La couleur, éloge de la douceur
A bien regarder ce manteau rouge (Buenos Aires, Argentine, 2012), protagoniste d’une scène de rue anonyme, flirtant avec la persistance rétinienne, pas de doute, oui, il s’agit bien d’une célébration. Il aura fallu attendre la commande de la DATAR sur la France des années 80 pour que la « révélation » opère : la couleur, « trop importante », s’impose aux yeux de Depardon comme une évidence. Elle qui était pourtant partout, déjà, des saisonniers agricoles chiliens aux ruelles dévastées de Beyrouth, dense, envahissante. Même le gris orageux de Glasgow se faisait électrique.

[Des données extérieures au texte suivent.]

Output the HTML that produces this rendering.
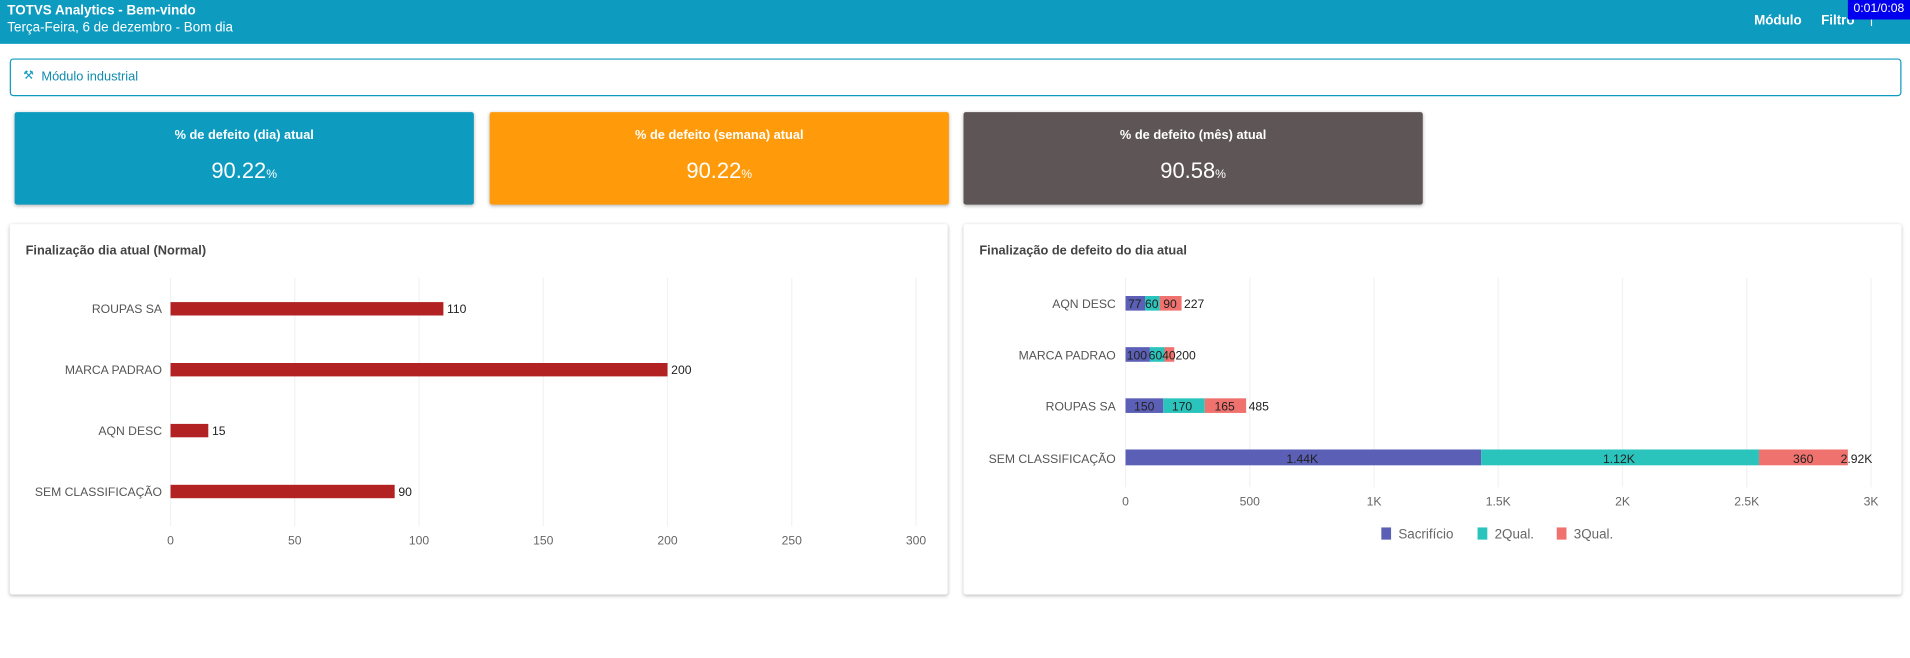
<!DOCTYPE html>
<html><head><meta charset="utf-8"><style>
html,body{margin:0;padding:0;width:1910px;height:658px;overflow:hidden;background:#fff}
#w{position:absolute;left:0;top:0;width:1568px;height:540px;transform:scale(1.21811);transform-origin:0 0;font-family:"Liberation Sans",sans-serif}
.hd{position:absolute;left:0;top:0;width:1568px;height:36px;background:#0e9bc0;color:#fff}
.card{position:absolute;top:92px;height:76px;width:377px;color:#fff;text-align:center;border-radius:2px;box-shadow:0 1px 3px rgba(0,0,0,.3)}
.card .t{position:absolute;top:13px;width:100%;font-size:10.5px;font-weight:bold}
.card .v{position:absolute;top:38px;width:100%;font-size:18px}
.card .v small{font-size:10px}
.pn{position:absolute;top:184px;height:304px;width:770px;background:#fff;box-shadow:0 1px 3px rgba(0,0,0,.25);border-radius:2px}
.pn .ti{position:absolute;left:13px;top:16px;font-size:10.5px;font-weight:bold;color:#444}
</style></head><body><div id="w">
<div class="hd">
<div style="position:absolute;left:6px;top:3px;font-size:11px;font-weight:bold">TOTVS Analytics - Bem-vindo</div>
<div style="position:absolute;left:6px;top:17px;font-size:11px">Terça-Feira, 6 de dezembro - Bom dia</div>
<div style="position:absolute;left:1440px;top:11px;font-size:11px;font-weight:bold">Módulo</div>
<div style="position:absolute;left:1495px;top:11px;font-size:11px;font-weight:bold">Filtro</div>
<div style="position:absolute;left:1535px;top:10px;font-size:11px">|</div>
<div style="position:absolute;left:1517px;top:0;width:51px;height:16px;background:#0000ee;color:#fff;font-size:10px;line-height:16px;text-align:center">0:01/0:08</div>
</div>
<div style="position:absolute;left:8px;top:48px;width:1551px;height:29px;border:1px solid #0e9bc0;border-radius:3px"></div>
<div style="position:absolute;left:19px;top:57px;font-size:10px;color:#0e9bc0">⚒</div>
<div style="position:absolute;left:34px;top:57px;font-size:10.5px;color:#0e8bb0">Módulo industrial</div>
<div class="card" style="left:12px;background:#0e9bc0"><div class="t">% de defeito (dia) atual</div><div class="v">90.22<small>%</small></div></div>
<div class="card" style="left:402px;background:#ff9b0a"><div class="t">% de defeito (semana) atual</div><div class="v">90.22<small>%</small></div></div>
<div class="card" style="left:791px;background:#5e5556"><div class="t">% de defeito (mês) atual</div><div class="v">90.58<small>%</small></div></div>
<div class="pn" style="left:8px"><div class="ti">Finalização dia atual (Normal)</div></div>
<div class="pn" style="left:791px"><div class="ti">Finalização de defeito do dia atual</div></div>
<svg style="position:absolute;left:0;top:0" width="1568" height="540" font-family="Liberation Sans, sans-serif" font-size="10">
<g stroke="#f2f2f2">
<line x1="140" y1="228" x2="140" y2="432"/><line x1="242" y1="228" x2="242" y2="432"/><line x1="344" y1="228" x2="344" y2="432"/><line x1="446" y1="228" x2="446" y2="432"/><line x1="548" y1="228" x2="548" y2="432"/><line x1="650" y1="228" x2="650" y2="432"/><line x1="752" y1="228" x2="752" y2="432"/>
<line x1="924" y1="228" x2="924" y2="400"/><line x1="1026" y1="228" x2="1026" y2="400"/><line x1="1128" y1="228" x2="1128" y2="400"/><line x1="1230" y1="228" x2="1230" y2="400"/><line x1="1332" y1="228" x2="1332" y2="400"/><line x1="1434" y1="228" x2="1434" y2="400"/><line x1="1536" y1="228" x2="1536" y2="400"/>
</g>
<g fill="#b22222">
<rect x="140" y="248" width="224" height="11"/><rect x="140" y="298" width="408" height="11"/><rect x="140" y="348" width="31" height="11"/><rect x="140" y="398" width="184" height="11"/>
</g>
<g fill="#555" text-anchor="end">
<text x="133" y="257">ROUPAS SA</text><text x="133" y="307">MARCA PADRAO</text><text x="133" y="357">AQN DESC</text><text x="133" y="407">SEM CLASSIFICAÇÃO</text>
<text x="916" y="253">AQN DESC</text><text x="916" y="295">MARCA PADRAO</text><text x="916" y="337">ROUPAS SA</text><text x="916" y="380">SEM CLASSIFICAÇÃO</text>
</g>
<g fill="#222"><text x="367" y="257">110</text><text x="551" y="307">200</text><text x="174" y="357">15</text><text x="327" y="407">90</text></g>
<g fill="#666" text-anchor="middle">
<text x="140" y="447">0</text><text x="242" y="447">50</text><text x="344" y="447">100</text><text x="446" y="447">150</text><text x="548" y="447">200</text><text x="650" y="447">250</text><text x="752" y="447">300</text>
<text x="924" y="415">0</text><text x="1026" y="415">500</text><text x="1128" y="415">1K</text><text x="1230" y="415">1.5K</text><text x="1332" y="415">2K</text><text x="1434" y="415">2.5K</text><text x="1536" y="415">3K</text>
</g>
<rect x="924" y="243" width="16" height="12" fill="#5b5fb5"/><rect x="940" y="243" width="12" height="12" fill="#2ac4bd"/><rect x="952" y="243" width="18" height="12" fill="#f0726e"/>
<rect x="924" y="285" width="20" height="12" fill="#5b5fb5"/><rect x="944" y="285" width="12" height="12" fill="#2ac4bd"/><rect x="956" y="285" width="8" height="12" fill="#f0726e"/>
<rect x="924" y="327" width="31" height="12" fill="#5b5fb5"/><rect x="955" y="327" width="34" height="12" fill="#2ac4bd"/><rect x="989" y="327" width="34" height="12" fill="#f0726e"/>
<rect x="924" y="369" width="292" height="13" fill="#5b5fb5"/><rect x="1216" y="369" width="228" height="13" fill="#2ac4bd"/><rect x="1444" y="369" width="73" height="13" fill="#f0726e"/>
<g fill="#222">
<text x="926" y="253">77</text><text x="940" y="253">60</text><text x="955" y="253">90</text><text x="972" y="253">227</text>
<text x="925" y="295">100</text><text x="943" y="295">60</text><text x="954" y="295">40</text><text x="965" y="295">200</text>
<text x="931" y="337">150</text><text x="962" y="337">170</text><text x="997" y="337">165</text><text x="1025" y="337">485</text>
<text x="1056" y="380">1.44K</text><text x="1316" y="380">1.12K</text><text x="1472" y="380">360</text><text x="1511" y="380">2.92K</text>
</g>
<rect x="1134" y="433" width="8" height="10" fill="#5b5fb5"/><text x="1148" y="442" fill="#666" font-size="11">Sacrifício</text>
<rect x="1213" y="433" width="8" height="10" fill="#2ac4bd"/><text x="1227" y="442" fill="#666" font-size="11">2Qual.</text>
<rect x="1278" y="433" width="8" height="10" fill="#f0726e"/><text x="1292" y="442" fill="#666" font-size="11">3Qual.</text>
</svg>
</div></body></html>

Dès lors, rien d’étonnant à ce qu’il qualifie la couleur de « métaphore de la curiosité ». Ou qu’il convoque, à son endroit, d’intimes souvenirs: « Aujourd’hui quand je pense à la couleur, je pense à l’enfance, aux sucres d’orge, aux bocaux remplis de bonbons aux nuances douces ou acidulées ». S’il décide de retourner, spécialement pour cette exposition, dans cinq des pays qu’il avait déjà parcouru (Ethiopie, Tchad, Bolivie, Hawaï et Etats-Unis), c’est pour mieux en recueillir les contrastes, avec toujours le même souci de justesse : « En tant que photographe, il m’importe de rendre la couleur telle qu’elle est. Je suis un passeur. Je n’ai pas à densifier ni à éclaircir, à sur ou sous-exposer. » Comme si la couleur était à ses yeux autonome, souveraine. On pense alors aux mots d’un autre coloriste hors pair, Paul Klee : « La couleur me possède. Point n’est besoin de chercher à la saisir. Elle me possède, je le sais. Voilà le sens du moment heureux : la couleur et moi sommes un ».